Oracle has learned that buying double-digit growth doesn't impress investors like it used to.

The insatiable software maker did its best to wow shareholders with a 26 percent rise in second quarter revenue to USD4.2 billion. Net income surged as well, hitting USD1.17 billion on a 20 percent year-over-year rise. The results were aided by Oracle's numerous acquisitions.

But the cruelest of all indicators -- new software licences -- smudged Oracle's otherwise shiny figures.

New software sales rose just 14 percent year-over-year. Wall Street hoped Oracle could push that figure to between 15 percent and 20 percent. New database and middleware licences rose 9 percent -- a drop from the first quarter -- and new application licences increased 28 percent -- missing a 40 percent forecast from analysts.

So, investors chipped away at Oracle shares in the after-hours markets, nicking 2.5 percent (at the time of this report) off Monday's USD17.91 close.
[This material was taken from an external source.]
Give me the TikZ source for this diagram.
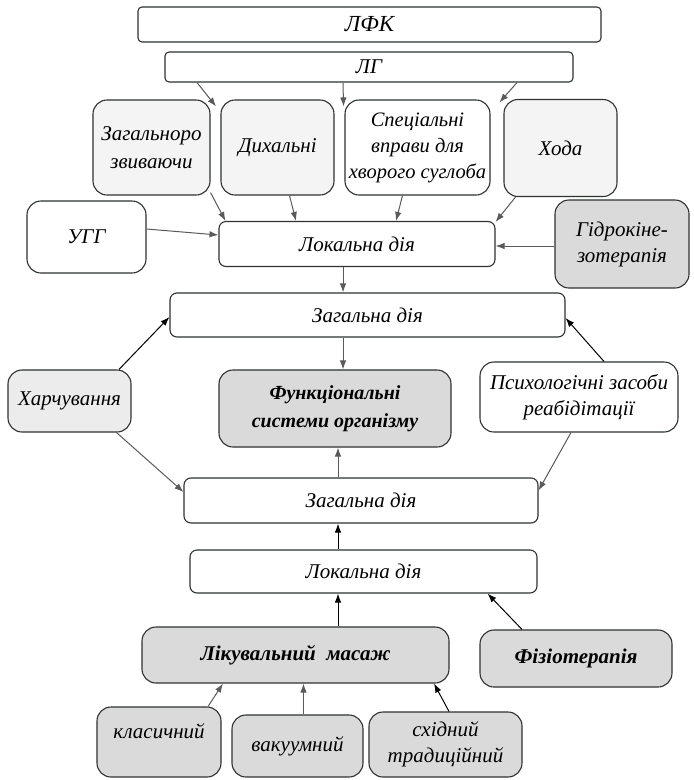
\documentclass[tikz,border=0pt]{standalone}
\usepackage{fontspec}
\setmainfont{Liberation Serif}[ItalicFont={Liberation Serif Italic},BoldItalicFont={Liberation Serif Bold Italic},BoldFont={Liberation Serif Bold}]
\usetikzlibrary{arrows.meta}
\definecolor{bordc}{HTML}{2E332E}
\definecolor{arrg}{HTML}{5A5A5A}
\definecolor{fillA}{HTML}{DADADA}
\definecolor{fillB}{HTML}{ECECEC}
\definecolor{fillC}{HTML}{F4F4F4}
\begin{document}
\begin{tikzpicture}[x=1pt,y=-1pt,
  box/.style={draw=bordc, line width=1.1pt, rounded corners=7pt, align=center,
    font=\fontsize{21}{26}\selectfont\itshape, inner sep=2pt, fill=white, text=black},
  bigr/.style={rounded corners=14pt},
  arr/.style={-{Latex[length=9pt,width=6.5pt]}, line width=1pt, draw=arrg},
  arrk/.style={arr, draw=black}]
\useasboundingbox (0,0) rectangle (694,780);
\fill[white] (0,0) rectangle (694,780);

\node[box, rounded corners=4pt, minimum width=463pt, minimum height=35pt] (lfk) at (369.5,24.5) {\fontsize{23}{26}\selectfont ЛФК};
\node[box, rounded corners=4pt, minimum width=408pt, minimum height=30pt] (lg) at (369,67) {ЛГ};

\node[box, bigr, fill=fillC, minimum width=117pt, minimum height=95pt, font=\fontsize{21}{28}\selectfont\itshape] (zag) at (151.5,147.5) {Загальноро\\звиваючи};
\node[box, bigr, fill=fillC, minimum width=113pt, minimum height=95pt] (dyh) at (277.5,147.5) {Дихальні};
\node[box, bigr, minimum width=145pt, minimum height=95pt, font=\fontsize{20.5}{26}\selectfont\itshape] (spec) at (417.5,147.5) {Спеціальні\\вправи для\\хворого суглоба};
\node[box, bigr, fill=fillC, minimum width=113pt, minimum height=97pt] (hoda) at (560.5,148) {Хода};

\node[box, bigr, minimum width=119pt, minimum height=72pt] (ugg) at (86.5,237) {УГГ};
\node[box, minimum width=276pt, minimum height=45pt] (lok1) at (357,244) {Локальна дія};
\node[box, bigr, fill=fillA, minimum width=134pt, minimum height=88pt] (hydro) at (622,244) {Гідрокіне-\\зотерапія};

\node[box, minimum width=395pt, minimum height=44pt] (zd1) at (367.5,315) {Загальна дія};

\node[box, bigr, fill=fillB, minimum width=123pt, minimum height=62pt] (harch) at (69.5,401) {Харчування};
\node[box, bigr, fill=fillA, minimum width=232pt, minimum height=77pt, font=\fontsize{20}{28}\selectfont\bfseries\itshape] (func) at (335,408.5) {Функціональні\\системи організму};
\node[box, bigr, minimum width=198pt, minimum height=70pt] (psych) at (579,397) {Психологічні засоби\\реабідітації};

\node[box, minimum width=354pt, minimum height=45pt] (zd2) at (361,500.5) {Загальна дія};
\node[box, minimum width=347pt, minimum height=43pt] (lok2) at (363.5,571.5) {Локальна дія};

\node[box, bigr, fill=fillA, minimum width=307pt, minimum height=56pt, font=\fontsize{21}{26}\selectfont\bfseries\itshape] (lik) at (295.5,655) {Лікувальний\ \ масаж};
\node[box, bigr, fill=fillA, minimum width=192pt, minimum height=57pt, font=\fontsize{21}{26}\selectfont\bfseries\itshape] (fiz) at (576,658.5) {Фізіотерапія};

\node[box, bigr, fill=fillA, minimum width=124pt, minimum height=70pt, text depth=22pt] (klas) at (159,742) {класичний};
\node[box, bigr, fill=fillA, minimum width=131pt, minimum height=62pt] (vak) at (297.5,746) {вакуумний};
\node[box, bigr, fill=fillA, minimum width=153pt, minimum height=65pt] (shid) at (445.5,744.5) {східний\\традиційний};

% arrows
\draw[arr] ([xshift=-172pt]lg.south) -- ([shift={(5.5pt,-7pt)}]zag.north east);
\draw[arr] ([xshift=-26pt]lg.south) -- ([shift={(9pt,-7pt)}]dyh.north east);
\draw[arr] ([xshift=148pt]lg.south) -- ([shift={(-4pt,-3.5pt)}]hoda.north west);

\draw[arr] ([yshift=3pt]zag.south east) -- ([xshift=7pt]lok1.north west);
\draw[arr] ([xshift=12pt]dyh.south) -- ([xshift=-61pt]lok1.north);
\draw[arr] ([xshift=-15pt]spec.south) -- ([xshift=39pt]lok1.north);
\draw[arr] ([xshift=-45pt]hoda.south) -- ([yshift=-1pt]lok1.north east);
\draw[arr] ([yshift=8pt]ugg.east) -- ([yshift=9pt]lok1.west);
\draw[arr] ([yshift=-2pt]hydro.west) -- ([yshift=-2pt]lok1.east);

\draw[arr] ([xshift=-14pt]lok1.south) -- ([xshift=-24.5pt]zd1.north);
\draw[arr] ([xshift=-24.5pt]zd1.south) -- ([xshift=8pt]func.north);
\draw[arrk] ([xshift=49.5pt]harch.north) -- ([yshift=-2pt]zd1.west);
\draw[arrk] ([xshift=25pt]psych.north) -- ([yshift=-3pt]zd1.east);
\draw[arr] ([xshift=47pt]harch.south) -- ([yshift=8.5pt]zd2.west);
\draw[arr] ([xshift=-8pt]psych.south) -- ([yshift=10pt]zd2.east);
\draw[arr] ([xshift=-23pt]zd2.north) -- ([xshift=3pt]func.south);

\draw[arrk] ([xshift=-25.5pt]lok2.north) -- ([xshift=-23pt]zd2.south);
\draw[arrk] ([xshift=42.5pt]lik.north) -- ([xshift=-25.5pt]lok2.south);
\draw[arrk] ([xshift=-54pt]fiz.north) -- ([xshift=-50pt]lok2.south east);

\draw[arr] ([xshift=49pt]klas.north) -- ([xshift=-72.5pt]lik.south);
\draw[arr] ([xshift=6pt]vak.north) -- ([xshift=8pt]lik.south);
\draw[arrk] ([xshift=3.5pt]shid.north) -- ([xshift=138.5pt]lik.south);
\end{tikzpicture}
\end{document}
Oracle's CFO Safra Catz blamed the new sales softness "on a number of deals that didn't close during the quarter."

Oracle's total software revenue jumped 23 percent during the second quarter to USD3.2 billion, while services charged higher 41 percent to USD949 million.

CEO Larry Ellison cheered his vigorous acquisition strategy, saying Oracle "has strengthened our competitiveness in several industries including retail, banking, telecommunications and utilities."

President Charles Phillips was relegated to rival bashing duties.

"We continue to gain market share in applications from SAP, in middleware from BEA, and in database from IBM," he said. "In Q2 our middleware new licence growth was exceptionally strong. We expect to pass BEA in total middleware new licence sales later this year."